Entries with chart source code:

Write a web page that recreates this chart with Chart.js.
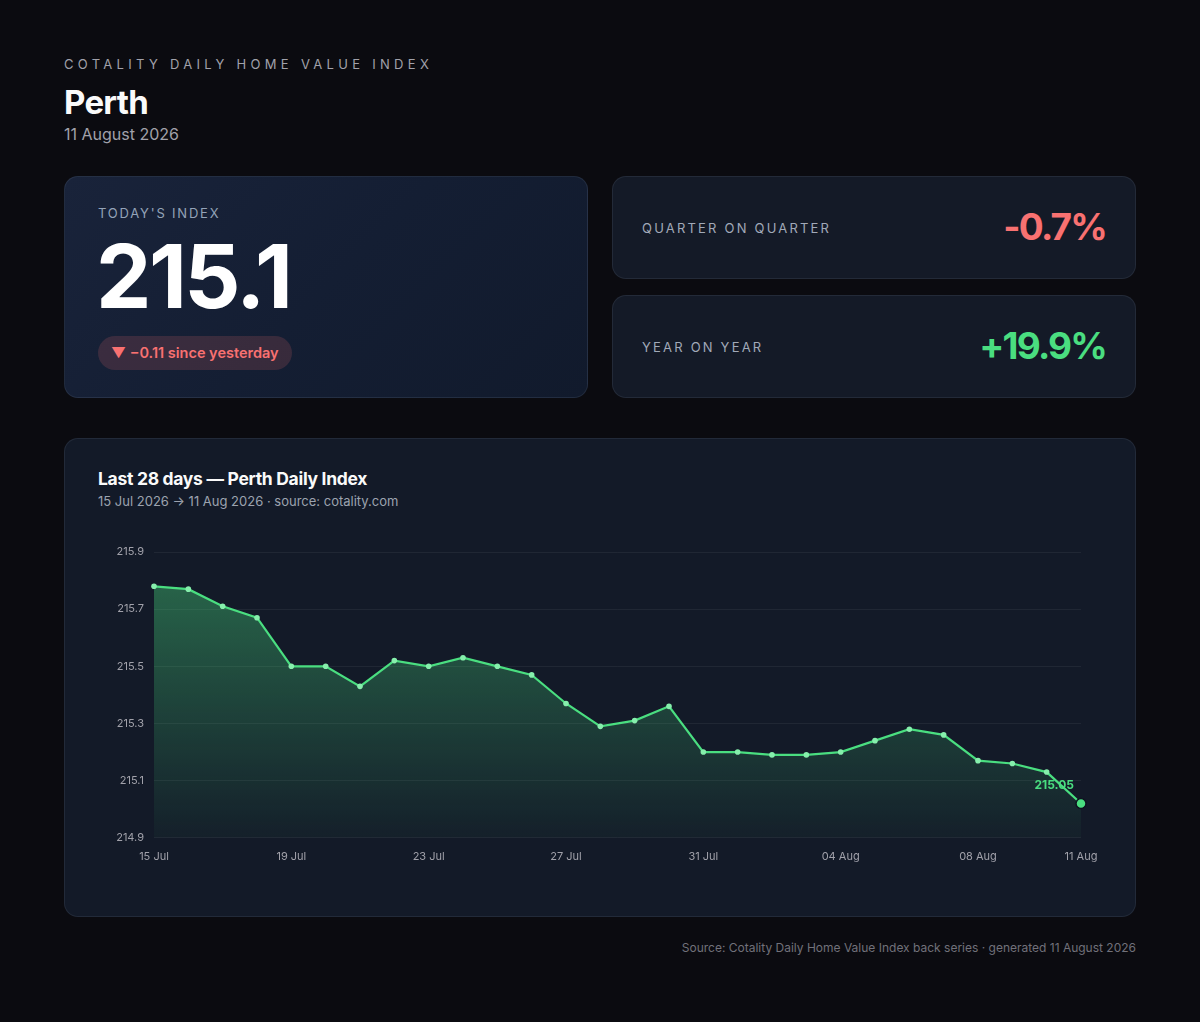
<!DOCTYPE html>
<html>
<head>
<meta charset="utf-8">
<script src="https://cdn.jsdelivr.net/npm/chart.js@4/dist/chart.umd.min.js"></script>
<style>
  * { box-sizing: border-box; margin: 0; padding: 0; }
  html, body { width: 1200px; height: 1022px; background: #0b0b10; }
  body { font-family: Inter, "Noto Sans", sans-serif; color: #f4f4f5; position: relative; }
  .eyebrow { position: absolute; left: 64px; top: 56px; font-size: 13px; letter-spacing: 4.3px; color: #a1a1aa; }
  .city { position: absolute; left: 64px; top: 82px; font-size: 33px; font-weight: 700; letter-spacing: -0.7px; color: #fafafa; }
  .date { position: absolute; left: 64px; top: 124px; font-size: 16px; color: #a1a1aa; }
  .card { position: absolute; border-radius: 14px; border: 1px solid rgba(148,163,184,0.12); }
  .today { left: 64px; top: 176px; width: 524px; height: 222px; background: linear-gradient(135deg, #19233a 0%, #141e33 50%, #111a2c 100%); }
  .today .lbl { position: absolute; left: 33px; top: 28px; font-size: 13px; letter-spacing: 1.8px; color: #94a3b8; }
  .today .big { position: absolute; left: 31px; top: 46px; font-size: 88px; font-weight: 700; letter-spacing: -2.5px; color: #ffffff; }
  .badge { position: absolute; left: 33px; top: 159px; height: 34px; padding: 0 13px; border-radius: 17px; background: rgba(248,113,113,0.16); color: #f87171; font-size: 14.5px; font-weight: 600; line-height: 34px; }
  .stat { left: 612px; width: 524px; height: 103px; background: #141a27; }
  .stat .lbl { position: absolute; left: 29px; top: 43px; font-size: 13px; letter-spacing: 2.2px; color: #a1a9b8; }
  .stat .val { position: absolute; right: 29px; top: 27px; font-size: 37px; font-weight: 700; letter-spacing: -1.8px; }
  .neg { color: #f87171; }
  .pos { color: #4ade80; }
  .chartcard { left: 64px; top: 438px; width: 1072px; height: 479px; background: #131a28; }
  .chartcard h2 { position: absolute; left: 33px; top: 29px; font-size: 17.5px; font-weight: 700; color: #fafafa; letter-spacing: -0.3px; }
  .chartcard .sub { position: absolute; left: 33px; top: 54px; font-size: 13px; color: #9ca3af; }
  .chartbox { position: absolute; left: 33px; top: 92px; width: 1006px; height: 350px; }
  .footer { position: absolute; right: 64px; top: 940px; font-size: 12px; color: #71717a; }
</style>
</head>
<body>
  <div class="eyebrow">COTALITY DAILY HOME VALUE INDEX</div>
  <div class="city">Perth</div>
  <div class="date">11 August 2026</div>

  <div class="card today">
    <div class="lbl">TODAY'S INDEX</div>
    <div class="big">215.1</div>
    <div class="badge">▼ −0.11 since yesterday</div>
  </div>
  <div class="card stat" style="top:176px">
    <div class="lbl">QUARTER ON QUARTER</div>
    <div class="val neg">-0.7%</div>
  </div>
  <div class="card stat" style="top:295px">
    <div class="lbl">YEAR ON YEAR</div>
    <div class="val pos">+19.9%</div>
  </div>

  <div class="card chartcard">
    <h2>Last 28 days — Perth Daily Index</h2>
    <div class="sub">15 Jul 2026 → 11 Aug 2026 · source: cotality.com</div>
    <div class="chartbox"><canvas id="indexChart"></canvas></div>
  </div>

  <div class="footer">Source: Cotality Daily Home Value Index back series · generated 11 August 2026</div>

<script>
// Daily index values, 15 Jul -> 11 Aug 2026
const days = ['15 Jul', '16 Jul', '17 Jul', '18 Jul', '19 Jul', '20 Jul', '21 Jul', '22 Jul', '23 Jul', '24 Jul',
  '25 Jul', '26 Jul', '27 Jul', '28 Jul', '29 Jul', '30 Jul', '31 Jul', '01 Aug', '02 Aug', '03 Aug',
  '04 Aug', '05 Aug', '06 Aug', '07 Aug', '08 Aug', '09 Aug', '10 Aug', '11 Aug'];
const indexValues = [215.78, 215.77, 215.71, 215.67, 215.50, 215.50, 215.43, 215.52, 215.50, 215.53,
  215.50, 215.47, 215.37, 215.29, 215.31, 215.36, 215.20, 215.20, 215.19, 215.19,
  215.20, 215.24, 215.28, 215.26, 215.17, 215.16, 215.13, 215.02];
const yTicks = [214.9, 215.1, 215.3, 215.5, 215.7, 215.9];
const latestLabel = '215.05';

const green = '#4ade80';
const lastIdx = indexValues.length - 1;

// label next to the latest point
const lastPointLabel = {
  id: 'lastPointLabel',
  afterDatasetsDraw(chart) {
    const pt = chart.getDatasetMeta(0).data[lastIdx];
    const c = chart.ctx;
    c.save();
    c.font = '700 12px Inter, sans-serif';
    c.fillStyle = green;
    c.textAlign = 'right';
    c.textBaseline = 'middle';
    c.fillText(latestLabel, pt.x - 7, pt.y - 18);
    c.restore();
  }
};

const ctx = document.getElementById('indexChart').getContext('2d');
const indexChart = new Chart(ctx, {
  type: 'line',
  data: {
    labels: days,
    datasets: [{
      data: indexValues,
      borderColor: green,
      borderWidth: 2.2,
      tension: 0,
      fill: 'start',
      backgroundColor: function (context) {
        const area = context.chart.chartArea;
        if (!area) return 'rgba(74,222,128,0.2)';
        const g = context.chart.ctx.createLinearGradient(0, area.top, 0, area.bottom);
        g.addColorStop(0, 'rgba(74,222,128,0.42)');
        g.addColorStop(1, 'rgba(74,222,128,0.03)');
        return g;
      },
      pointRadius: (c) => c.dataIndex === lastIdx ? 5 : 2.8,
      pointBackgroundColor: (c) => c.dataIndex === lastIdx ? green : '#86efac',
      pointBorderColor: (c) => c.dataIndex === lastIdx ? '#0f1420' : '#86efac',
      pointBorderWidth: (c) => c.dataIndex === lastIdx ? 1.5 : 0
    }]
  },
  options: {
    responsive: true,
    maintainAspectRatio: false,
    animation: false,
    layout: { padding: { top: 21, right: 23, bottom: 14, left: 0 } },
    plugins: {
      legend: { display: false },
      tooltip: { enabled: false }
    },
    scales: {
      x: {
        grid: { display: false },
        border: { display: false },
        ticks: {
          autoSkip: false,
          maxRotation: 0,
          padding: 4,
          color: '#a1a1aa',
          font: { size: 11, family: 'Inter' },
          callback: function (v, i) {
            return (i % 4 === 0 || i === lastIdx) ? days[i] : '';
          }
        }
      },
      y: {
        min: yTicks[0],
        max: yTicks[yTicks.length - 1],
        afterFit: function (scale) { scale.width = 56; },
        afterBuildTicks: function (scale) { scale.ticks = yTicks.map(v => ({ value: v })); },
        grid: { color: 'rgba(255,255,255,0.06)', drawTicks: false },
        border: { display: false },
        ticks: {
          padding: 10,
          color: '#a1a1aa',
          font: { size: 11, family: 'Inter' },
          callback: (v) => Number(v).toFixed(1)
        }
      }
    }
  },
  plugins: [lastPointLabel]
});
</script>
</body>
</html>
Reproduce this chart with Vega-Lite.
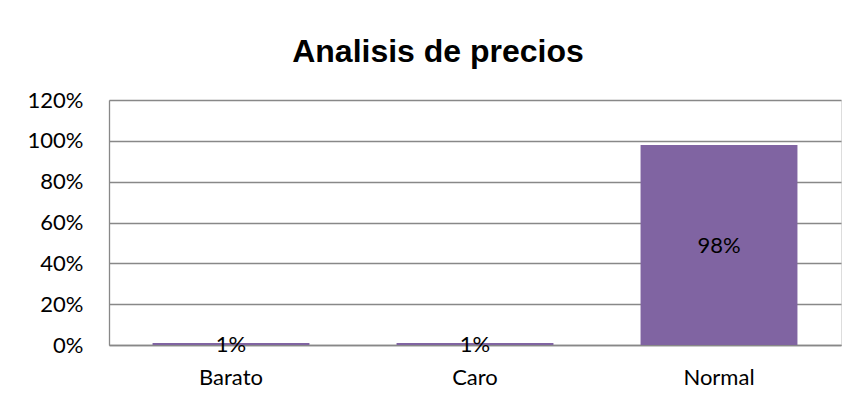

■ **Work instructions**
Skip the pictures and transcribe the rest of the records exactly.

■ **Written answer**
Write a web page that recreates this chart with Chart.js.
<!DOCTYPE html>
<html>
<head>
<meta charset="utf-8">
<script src="https://cdn.jsdelivr.net/npm/chart.js@4/dist/chart.umd.min.js"></script>
<style>
  * { box-sizing: border-box; margin: 0; padding: 0; }
  html, body { width: 1200px; height: 1022px; background: #0b0b10; }
  body { font-family: Inter, "Noto Sans", sans-serif; color: #f4f4f5; position: relative; }
  .eyebrow { position: absolute; left: 64px; top: 56px; font-size: 13px; letter-spacing: 4.3px; color: #a1a1aa; }
  .city { position: absolute; left: 64px; top: 82px; font-size: 33px; font-weight: 700; letter-spacing: -0.7px; color: #fafafa; }
  .date { position: absolute; left: 64px; top: 124px; font-size: 16px; color: #a1a1aa; }
  .card { position: absolute; border-radius: 14px; border: 1px solid rgba(148,163,184,0.12); }
  .today { left: 64px; top: 176px; width: 524px; height: 222px; background: linear-gradient(135deg, #19233a 0%, #141e33 50%, #111a2c 100%); }
  .today .lbl { position: absolute; left: 33px; top: 28px; font-size: 13px; letter-spacing: 1.8px; color: #94a3b8; }
  .today .big { position: absolute; left: 31px; top: 46px; font-size: 88px; font-weight: 700; letter-spacing: -2.5px; color: #ffffff; }
  .badge { position: absolute; left: 33px; top: 159px; height: 34px; padding: 0 13px; border-radius: 17px; background: rgba(248,113,113,0.16); color: #f87171; font-size: 14.5px; font-weight: 600; line-height: 34px; }
  .stat { left: 612px; width: 524px; height: 103px; background: #141a27; }
  .stat .lbl { position: absolute; left: 29px; top: 43px; font-size: 13px; letter-spacing: 2.2px; color: #a1a9b8; }
  .stat .val { position: absolute; right: 29px; top: 27px; font-size: 37px; font-weight: 700; letter-spacing: -1.8px; }
  .neg { color: #f87171; }
  .pos { color: #4ade80; }
  .chartcard { left: 64px; top: 438px; width: 1072px; height: 479px; background: #131a28; }
  .chartcard h2 { position: absolute; left: 33px; top: 29px; font-size: 17.5px; font-weight: 700; color: #fafafa; letter-spacing: -0.3px; }
  .chartcard .sub { position: absolute; left: 33px; top: 54px; font-size: 13px; color: #9ca3af; }
  .chartbox { position: absolute; left: 33px; top: 92px; width: 1006px; height: 350px; }
  .footer { position: absolute; right: 64px; top: 940px; font-size: 12px; color: #71717a; }
</style>
</head>
<body>
  <div class="eyebrow">COTALITY DAILY HOME VALUE INDEX</div>
  <div class="city">Perth</div>
  <div class="date">11 August 2026</div>

  <div class="card today">
    <div class="lbl">TODAY'S INDEX</div>
    <div class="big">215.1</div>
    <div class="badge">▼ −0.11 since yesterday</div>
  </div>
  <div class="card stat" style="top:176px">
    <div class="lbl">QUARTER ON QUARTER</div>
    <div class="val neg">-0.7%</div>
  </div>
  <div class="card stat" style="top:295px">
    <div class="lbl">YEAR ON YEAR</div>
    <div class="val pos">+19.9%</div>
  </div>

  <div class="card chartcard">
    <h2>Last 28 days — Perth Daily Index</h2>
    <div class="sub">15 Jul 2026 → 11 Aug 2026 · source: cotality.com</div>
    <div class="chartbox"><canvas id="indexChart"></canvas></div>
  </div>

  <div class="footer">Source: Cotality Daily Home Value Index back series · generated 11 August 2026</div>

<script>
// Daily index values, 15 Jul -> 11 Aug 2026
const days = ['15 Jul', '16 Jul', '17 Jul', '18 Jul', '19 Jul', '20 Jul', '21 Jul', '22 Jul', '23 Jul', '24 Jul',
  '25 Jul', '26 Jul', '27 Jul', '28 Jul', '29 Jul', '30 Jul', '31 Jul', '01 Aug', '02 Aug', '03 Aug',
  '04 Aug', '05 Aug', '06 Aug', '07 Aug', '08 Aug', '09 Aug', '10 Aug', '11 Aug'];
const indexValues = [215.78, 215.77, 215.71, 215.67, 215.50, 215.50, 215.43, 215.52, 215.50, 215.53,
  215.50, 215.47, 215.37, 215.29, 215.31, 215.36, 215.20, 215.20, 215.19, 215.19,
  215.20, 215.24, 215.28, 215.26, 215.17, 215.16, 215.13, 215.02];
const yTicks = [214.9, 215.1, 215.3, 215.5, 215.7, 215.9];
const latestLabel = '215.05';

const green = '#4ade80';
const lastIdx = indexValues.length - 1;

// label next to the latest point
const lastPointLabel = {
  id: 'lastPointLabel',
  afterDatasetsDraw(chart) {
    const pt = chart.getDatasetMeta(0).data[lastIdx];
    const c = chart.ctx;
    c.save();
    c.font = '700 12px Inter, sans-serif';
    c.fillStyle = green;
    c.textAlign = 'right';
    c.textBaseline = 'middle';
    c.fillText(latestLabel, pt.x - 7, pt.y - 18);
    c.restore();
  }
};

const ctx = document.getElementById('indexChart').getContext('2d');
const indexChart = new Chart(ctx, {
  type: 'line',
  data: {
    labels: days,
    datasets: [{
      data: indexValues,
      borderColor: green,
      borderWidth: 2.2,
      tension: 0,
      fill: 'start',
      backgroundColor: function (context) {
        const area = context.chart.chartArea;
        if (!area) return 'rgba(74,222,128,0.2)';
        const g = context.chart.ctx.createLinearGradient(0, area.top, 0, area.bottom);
        g.addColorStop(0, 'rgba(74,222,128,0.42)');
        g.addColorStop(1, 'rgba(74,222,128,0.03)');
        return g;
      },
      pointRadius: (c) => c.dataIndex === lastIdx ? 5 : 2.8,
      pointBackgroundColor: (c) => c.dataIndex === lastIdx ? green : '#86efac',
      pointBorderColor: (c) => c.dataIndex === lastIdx ? '#0f1420' : '#86efac',
      pointBorderWidth: (c) => c.dataIndex === lastIdx ? 1.5 : 0
    }]
  },
  options: {
    responsive: true,
    maintainAspectRatio: false,
    animation: false,
    layout: { padding: { top: 21, right: 23, bottom: 14, left: 0 } },
    plugins: {
      legend: { display: false },
      tooltip: { enabled: false }
    },
    scales: {
      x: {
        grid: { display: false },
        border: { display: false },
        ticks: {
          autoSkip: false,
          maxRotation: 0,
          padding: 4,
          color: '#a1a1aa',
          font: { size: 11, family: 'Inter' },
          callback: function (v, i) {
            return (i % 4 === 0 || i === lastIdx) ? days[i] : '';
          }
        }
      },
      y: {
        min: yTicks[0],
        max: yTicks[yTicks.length - 1],
        afterFit: function (scale) { scale.width = 56; },
        afterBuildTicks: function (scale) { scale.ticks = yTicks.map(v => ({ value: v })); },
        grid: { color: 'rgba(255,255,255,0.06)', drawTicks: false },
        border: { display: false },
        ticks: {
          padding: 10,
          color: '#a1a1aa',
          font: { size: 11, family: 'Inter' },
          callback: (v) => Number(v).toFixed(1)
        }
      }
    }
  },
  plugins: [lastPointLabel]
});
</script>
</body>
</html>
Reproduce this chart with Vega-Lite.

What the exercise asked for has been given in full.